Vendredi 29 janvier, Corine Pelluchon, philosophe spécialiste de philosophie politique et d’éthique appliquée, était l’invitée du Forum Européen de Bioéthique pour aborder le thème de l’autonomie à travers la vulnérabilité : Comment penser l’autonomie d’une personne vulnérable, en cas de dépendance extrême ?
L’intervenante a d’abord insisté sur la nécessité de sortir d’une réflexion binaire qui mène à considérer l’autonomie comme « introuvable » chez une personne dépendante, pour « aller à la rencontre de la personne là où elle est, et non là où l’on voudrait qu’elle soit ».
« Même dans des situations de vulnérabilité extrême, l’autonomie reste un horizon », affirme-t-elle, mais cela nécessite de modifier en profondeur le sens que nous avons donné à l’autonomie. Si « la maladie, même chronique, change la vie », il ne faut pas la voir comme une anomalie. Au contraire, il importe de continuer à affirmer son désir de vivre, mais avec d’autres normes que celles imposées par la société, qui « rendent difficile l’acceptation des maladies, de la vieillesse, bref, de tout ce qui échappe à ma volonté ».

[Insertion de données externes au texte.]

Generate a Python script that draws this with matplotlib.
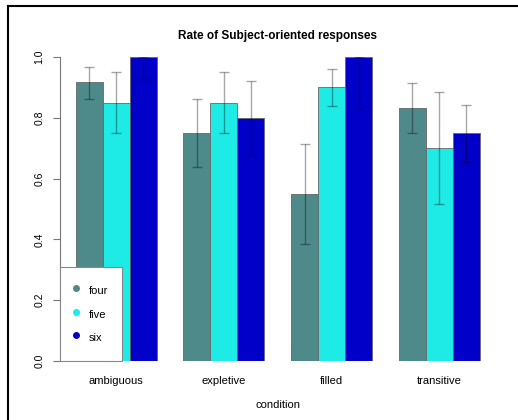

Corine Pelluchon a proposé une démarche thérapeutique qui « prendrait au sérieux la notion de vulnérabilité », en montrant que la fragilité peut aussi être une force. Cette démarche insisterait chez la personne malade sur « les promesses de vie demeurées intactes ». « L’erreur, c’est d’enfermer la personne dans le soin », note-t-elle.

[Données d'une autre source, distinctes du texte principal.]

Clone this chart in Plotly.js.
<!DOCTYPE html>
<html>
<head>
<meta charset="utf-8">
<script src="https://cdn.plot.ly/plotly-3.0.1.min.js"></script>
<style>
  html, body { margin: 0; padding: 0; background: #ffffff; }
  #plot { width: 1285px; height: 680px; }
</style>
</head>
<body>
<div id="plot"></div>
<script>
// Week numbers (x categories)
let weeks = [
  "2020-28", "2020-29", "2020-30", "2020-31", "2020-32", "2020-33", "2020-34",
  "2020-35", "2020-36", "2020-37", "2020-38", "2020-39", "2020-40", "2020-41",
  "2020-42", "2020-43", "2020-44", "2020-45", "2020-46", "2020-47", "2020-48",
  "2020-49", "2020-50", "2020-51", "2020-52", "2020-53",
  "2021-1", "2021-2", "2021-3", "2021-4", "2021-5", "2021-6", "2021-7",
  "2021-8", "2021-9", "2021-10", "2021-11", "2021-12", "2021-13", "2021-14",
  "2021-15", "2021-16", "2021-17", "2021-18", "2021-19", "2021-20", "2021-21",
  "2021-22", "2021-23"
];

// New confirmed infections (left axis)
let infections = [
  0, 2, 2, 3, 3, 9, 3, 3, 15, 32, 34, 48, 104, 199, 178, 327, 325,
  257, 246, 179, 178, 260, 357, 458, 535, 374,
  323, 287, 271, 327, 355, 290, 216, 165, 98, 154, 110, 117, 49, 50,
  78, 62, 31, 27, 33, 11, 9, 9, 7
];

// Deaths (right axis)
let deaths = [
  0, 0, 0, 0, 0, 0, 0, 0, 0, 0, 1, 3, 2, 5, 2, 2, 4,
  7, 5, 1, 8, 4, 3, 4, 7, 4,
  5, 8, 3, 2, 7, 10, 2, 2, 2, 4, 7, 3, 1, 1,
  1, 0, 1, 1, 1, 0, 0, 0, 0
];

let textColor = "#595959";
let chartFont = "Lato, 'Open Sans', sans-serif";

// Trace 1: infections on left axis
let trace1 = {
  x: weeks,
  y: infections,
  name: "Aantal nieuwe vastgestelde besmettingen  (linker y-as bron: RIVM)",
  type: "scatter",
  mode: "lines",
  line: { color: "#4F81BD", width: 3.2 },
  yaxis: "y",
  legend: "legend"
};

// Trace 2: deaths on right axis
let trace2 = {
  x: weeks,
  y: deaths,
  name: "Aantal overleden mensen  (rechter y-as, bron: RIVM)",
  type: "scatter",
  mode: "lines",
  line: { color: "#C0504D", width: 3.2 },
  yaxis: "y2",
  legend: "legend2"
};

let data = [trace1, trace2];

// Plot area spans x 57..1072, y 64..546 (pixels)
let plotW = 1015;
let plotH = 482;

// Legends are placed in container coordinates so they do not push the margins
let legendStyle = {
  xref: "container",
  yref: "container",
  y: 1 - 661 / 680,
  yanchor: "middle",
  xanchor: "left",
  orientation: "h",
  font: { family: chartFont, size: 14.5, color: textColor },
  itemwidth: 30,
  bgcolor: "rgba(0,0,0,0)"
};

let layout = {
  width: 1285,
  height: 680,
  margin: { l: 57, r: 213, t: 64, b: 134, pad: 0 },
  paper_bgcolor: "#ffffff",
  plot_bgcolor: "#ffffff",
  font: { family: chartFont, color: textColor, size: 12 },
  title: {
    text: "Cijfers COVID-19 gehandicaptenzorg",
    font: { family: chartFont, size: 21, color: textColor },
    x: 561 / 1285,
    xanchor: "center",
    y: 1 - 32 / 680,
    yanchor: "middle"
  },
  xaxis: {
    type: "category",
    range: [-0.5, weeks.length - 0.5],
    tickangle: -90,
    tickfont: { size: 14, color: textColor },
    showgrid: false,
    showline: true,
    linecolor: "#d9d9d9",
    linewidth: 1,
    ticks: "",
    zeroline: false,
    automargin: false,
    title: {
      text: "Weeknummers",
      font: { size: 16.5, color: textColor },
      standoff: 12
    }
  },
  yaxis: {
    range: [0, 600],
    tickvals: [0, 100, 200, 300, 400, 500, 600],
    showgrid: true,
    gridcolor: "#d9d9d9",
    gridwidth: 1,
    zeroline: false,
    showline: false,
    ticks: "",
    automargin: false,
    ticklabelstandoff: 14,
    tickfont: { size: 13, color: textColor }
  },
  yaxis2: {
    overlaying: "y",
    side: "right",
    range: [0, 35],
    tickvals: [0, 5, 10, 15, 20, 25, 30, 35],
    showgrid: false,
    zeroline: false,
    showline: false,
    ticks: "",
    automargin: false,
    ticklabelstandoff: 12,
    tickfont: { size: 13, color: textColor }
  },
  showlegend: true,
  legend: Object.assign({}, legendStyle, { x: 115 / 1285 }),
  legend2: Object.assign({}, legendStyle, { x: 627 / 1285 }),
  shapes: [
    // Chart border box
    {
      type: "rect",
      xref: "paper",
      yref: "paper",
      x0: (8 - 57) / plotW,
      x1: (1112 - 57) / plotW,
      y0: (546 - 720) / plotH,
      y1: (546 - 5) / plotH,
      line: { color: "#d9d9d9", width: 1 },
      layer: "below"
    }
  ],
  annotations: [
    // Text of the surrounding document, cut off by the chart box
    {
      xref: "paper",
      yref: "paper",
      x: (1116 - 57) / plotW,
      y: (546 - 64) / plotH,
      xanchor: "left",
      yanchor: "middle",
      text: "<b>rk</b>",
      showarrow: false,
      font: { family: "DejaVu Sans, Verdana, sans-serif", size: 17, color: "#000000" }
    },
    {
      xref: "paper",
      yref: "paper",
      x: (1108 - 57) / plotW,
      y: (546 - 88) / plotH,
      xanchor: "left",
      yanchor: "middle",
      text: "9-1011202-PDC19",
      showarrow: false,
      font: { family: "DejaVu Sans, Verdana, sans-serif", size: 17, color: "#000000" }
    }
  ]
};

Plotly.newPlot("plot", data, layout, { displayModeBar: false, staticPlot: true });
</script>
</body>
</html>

Pour elle, il faut réinvestir l’éthique du care, mais sans faire abstraction de « toutes les grandes théories classiques qui invitent à travailler sur soi ». Notre « éthique [est] trop centrée sur l’individu » et trop focalisée sur son autonomie, dans une société de compétition et d’atomisation qui se prétend altruiste. L’homme doit donc être repensé, non enfermé sur lui-même, « mais comme ayant une vie débordée par celles des autres », car « l’individu, quand il est tout, seul, finalement il ne respire pas ».
Pour ce faire, Corine Pelluchon invite à s’appuyer sur le corps, dont la fragilité n’est qu’une face, qui permet d’insister sur « ce qui vient avant ma conscience », de « rencontrer nécessairement l’existant » avant tout. Pour elle, l’éthique pourrait se définir comme « la place que j’accorde dans mon existence à l’existence des autres ». Mais cette éthique, ajoute-t-elle pour finir, commence par soi, car nos vies ont une épaisseur qui ne peut se réduire à nos relations.
A la question d’Israël Nisand qui demandait « comment appliquer le concept d’autonomie au fœtus ? », on peut regretter que Corine Pelluchon ait voulu sortir du débat sur l’être de l’embryon. Elle a cependant proposé de se pencher sur la manière dont les parents reçoivent cet être, et elle a montré que c’est aussi parce que « l’inattendu est mal vécu » dans notre société qu’il est difficile pour des parents d’accueillir un enfant malade.
Finalement, Corine Pelluchon a souligné la nécessité de sortir d’une certaine normativité imposée pour reconnaître l’autonomie dans une situation de vulnérabilité.